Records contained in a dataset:

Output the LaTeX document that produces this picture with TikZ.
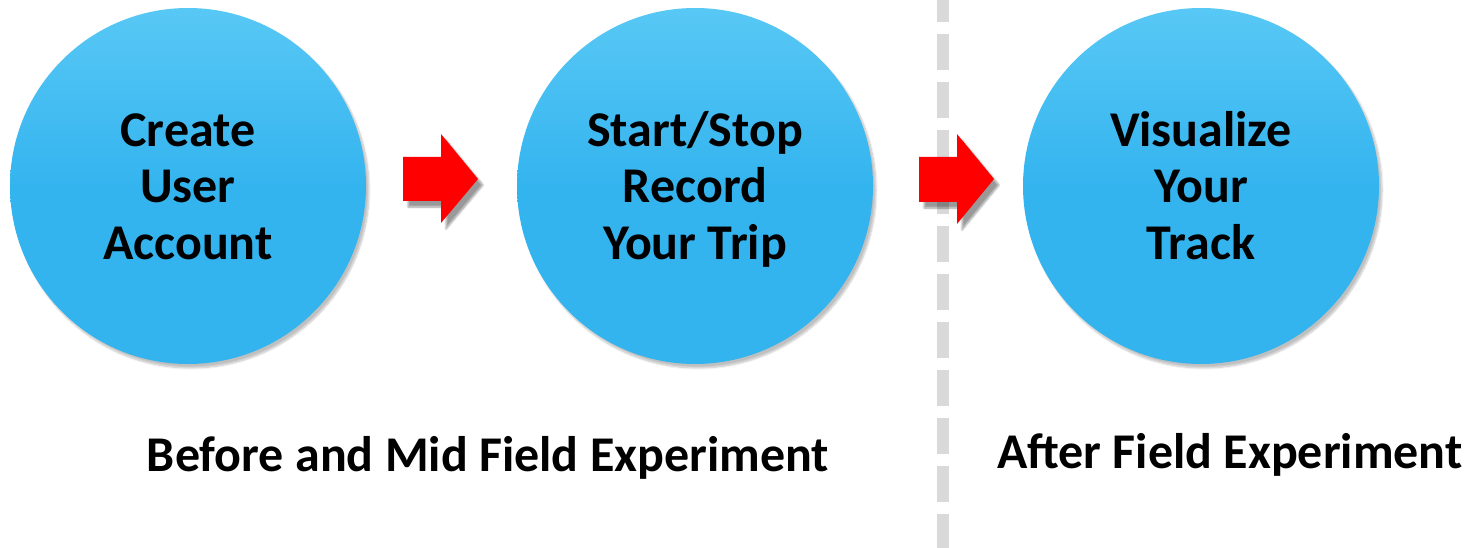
\documentclass[tikz,border=0pt]{standalone}
\usepackage{fontspec}
\setmainfont{Carlito}
\usetikzlibrary{shadows.blur}
\definecolor{ballc}{RGB}{52,180,239}
\definecolor{balltop}{RGB}{88,200,245}
\definecolor{dashc}{RGB}{217,217,217}
\definecolor{arrred}{RGB}{255,0,0}
\newcommand{\balline}[1]{\smash{#1}}
\tikzset{
  ball/.style={circle, minimum size=356pt, inner sep=0pt,
    top color=balltop, bottom color=ballc, middle color=ballc,
    blur shadow={shadow xshift=3pt, shadow yshift=-4pt, shadow blur steps=8, shadow opacity=25}},
  balltext/.style={inner sep=0pt, align=center, font=\fontsize{50}{57}\selectfont\bfseries},
  redarrow/.style={fill=arrred,
    blur shadow={shadow xshift=5pt, shadow yshift=-6pt, shadow blur steps=6, shadow opacity=40}},
  caption/.style={font=\fontsize{50}{57}\selectfont\bfseries, inner sep=0pt}
}
\begin{document}
\begin{tikzpicture}[x=1pt,y=-1pt]
\useasboundingbox (0,0) rectangle (1473,548);
% dashed divider
\coordinate (dtop) at (943,0);
\coordinate (dbot) at (943,548);
\draw[dashc, line width=12pt, dash pattern=on 36pt off 12pt, dash phase=14pt] (dtop) -- (dbot);
% circles
\node[ball] (c1) at (188,186) {};
\node[ball] (c2) at (695,186) {};
\node[ball] (c3) at (1201,186) {};
\node[balltext] (c1t) at (188,203) {\balline{Create}\\\balline{User}\\\balline{Account}};
\node[balltext] (c2t) at (695,203) {\balline{Start/Stop}\\\balline{Record}\\\balline{Your Trip}};
\node[balltext] (c3t) at (1201,203) {\balline{Visualize}\\\balline{Your}\\\balline{Track}};
% arrows
\path[redarrow] (403,157) -- (441,157) -- (441,134) -- (478,179) -- (441,223) -- (441,201) -- (403,201) -- cycle;
\path[redarrow] (919,157) -- (957,157) -- (957,134) -- (994,179) -- (957,224) -- (957,202) -- (919,202) -- cycle;
% captions
\node[caption] (t1) at (488,458) {Before and Mid Field Experiment};
\node[caption] (t2) at (1230,455) {After Field Experiment};
\end{tikzpicture}
\end{document}
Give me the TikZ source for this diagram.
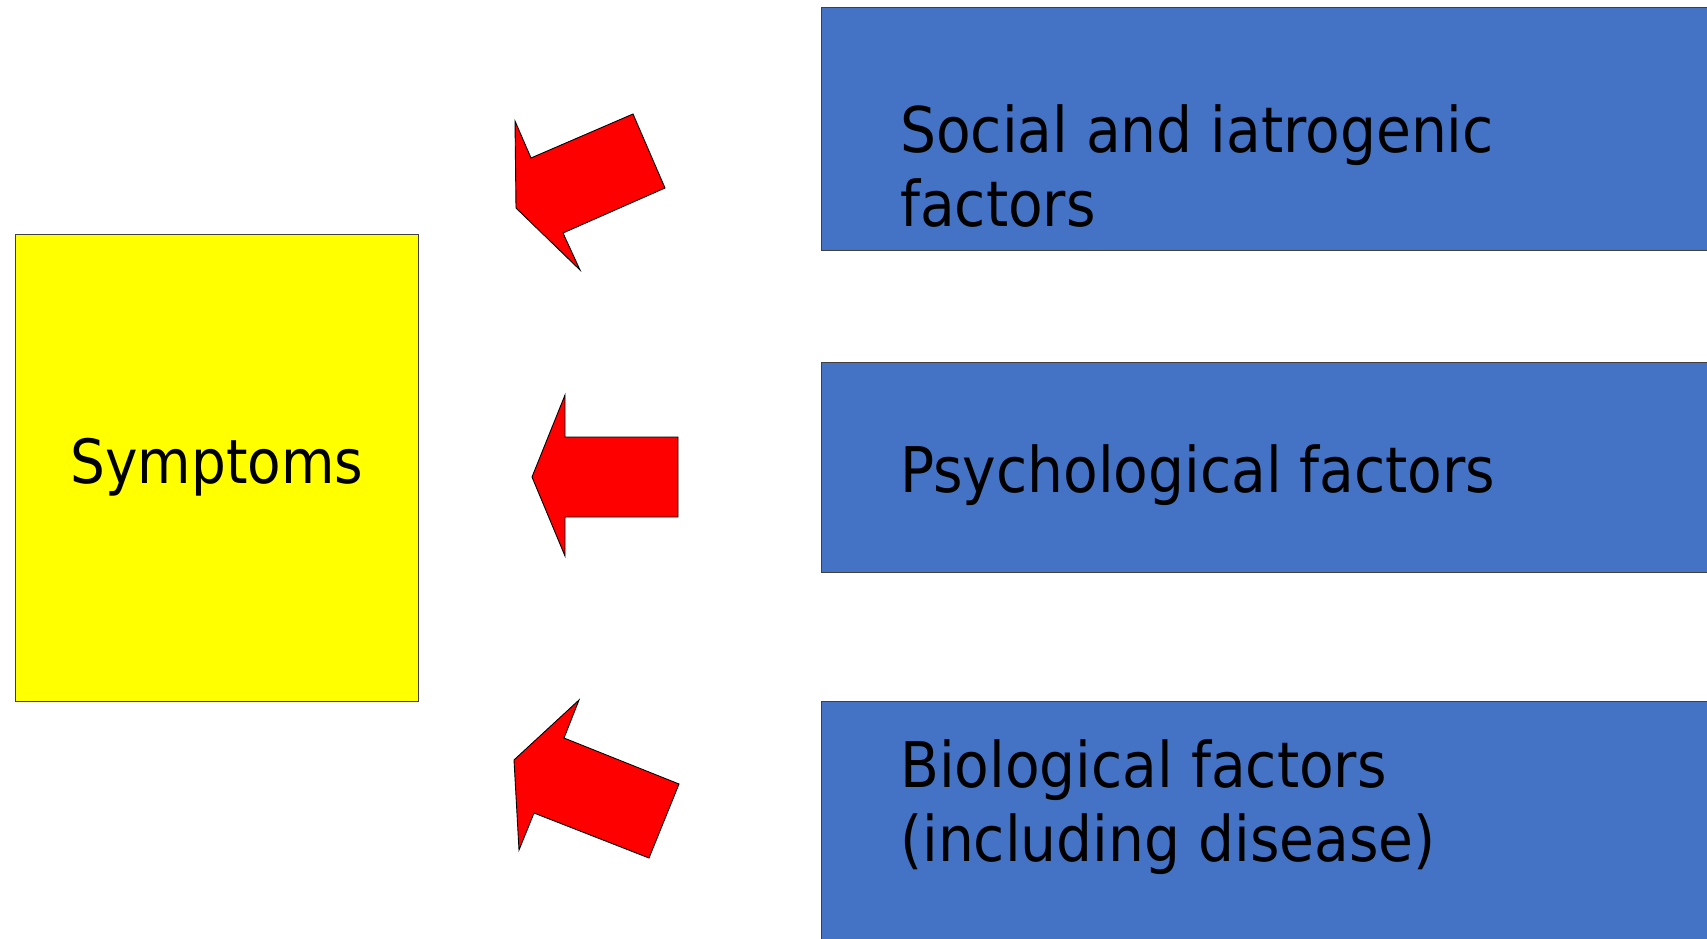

Given task
Without the pictures, restate all of the entries above verbatim.

Response for this exercise
Output the LaTeX document that produces this picture with TikZ.
\documentclass[tikz,border=0pt]{standalone}
\usepackage{fontspec}
\setmainfont{Carlito}
\usetikzlibrary{shadows.blur}
\definecolor{ballc}{RGB}{52,180,239}
\definecolor{balltop}{RGB}{88,200,245}
\definecolor{dashc}{RGB}{217,217,217}
\definecolor{arrred}{RGB}{255,0,0}
\newcommand{\balline}[1]{\smash{#1}}
\tikzset{
  ball/.style={circle, minimum size=356pt, inner sep=0pt,
    top color=balltop, bottom color=ballc, middle color=ballc,
    blur shadow={shadow xshift=3pt, shadow yshift=-4pt, shadow blur steps=8, shadow opacity=25}},
  balltext/.style={inner sep=0pt, align=center, font=\fontsize{50}{57}\selectfont\bfseries},
  redarrow/.style={fill=arrred,
    blur shadow={shadow xshift=5pt, shadow yshift=-6pt, shadow blur steps=6, shadow opacity=40}},
  caption/.style={font=\fontsize{50}{57}\selectfont\bfseries, inner sep=0pt}
}
\begin{document}
\begin{tikzpicture}[x=1pt,y=-1pt]
\useasboundingbox (0,0) rectangle (1473,548);
% dashed divider
\coordinate (dtop) at (943,0);
\coordinate (dbot) at (943,548);
\draw[dashc, line width=12pt, dash pattern=on 36pt off 12pt, dash phase=14pt] (dtop) -- (dbot);
% circles
\node[ball] (c1) at (188,186) {};
\node[ball] (c2) at (695,186) {};
\node[ball] (c3) at (1201,186) {};
\node[balltext] (c1t) at (188,203) {\balline{Create}\\\balline{User}\\\balline{Account}};
\node[balltext] (c2t) at (695,203) {\balline{Start/Stop}\\\balline{Record}\\\balline{Your Trip}};
\node[balltext] (c3t) at (1201,203) {\balline{Visualize}\\\balline{Your}\\\balline{Track}};
% arrows
\path[redarrow] (403,157) -- (441,157) -- (441,134) -- (478,179) -- (441,223) -- (441,201) -- (403,201) -- cycle;
\path[redarrow] (919,157) -- (957,157) -- (957,134) -- (994,179) -- (957,224) -- (957,202) -- (919,202) -- cycle;
% captions
\node[caption] (t1) at (488,458) {Before and Mid Field Experiment};
\node[caption] (t2) at (1230,455) {After Field Experiment};
\end{tikzpicture}
\end{document}
Give me the TikZ source for this diagram.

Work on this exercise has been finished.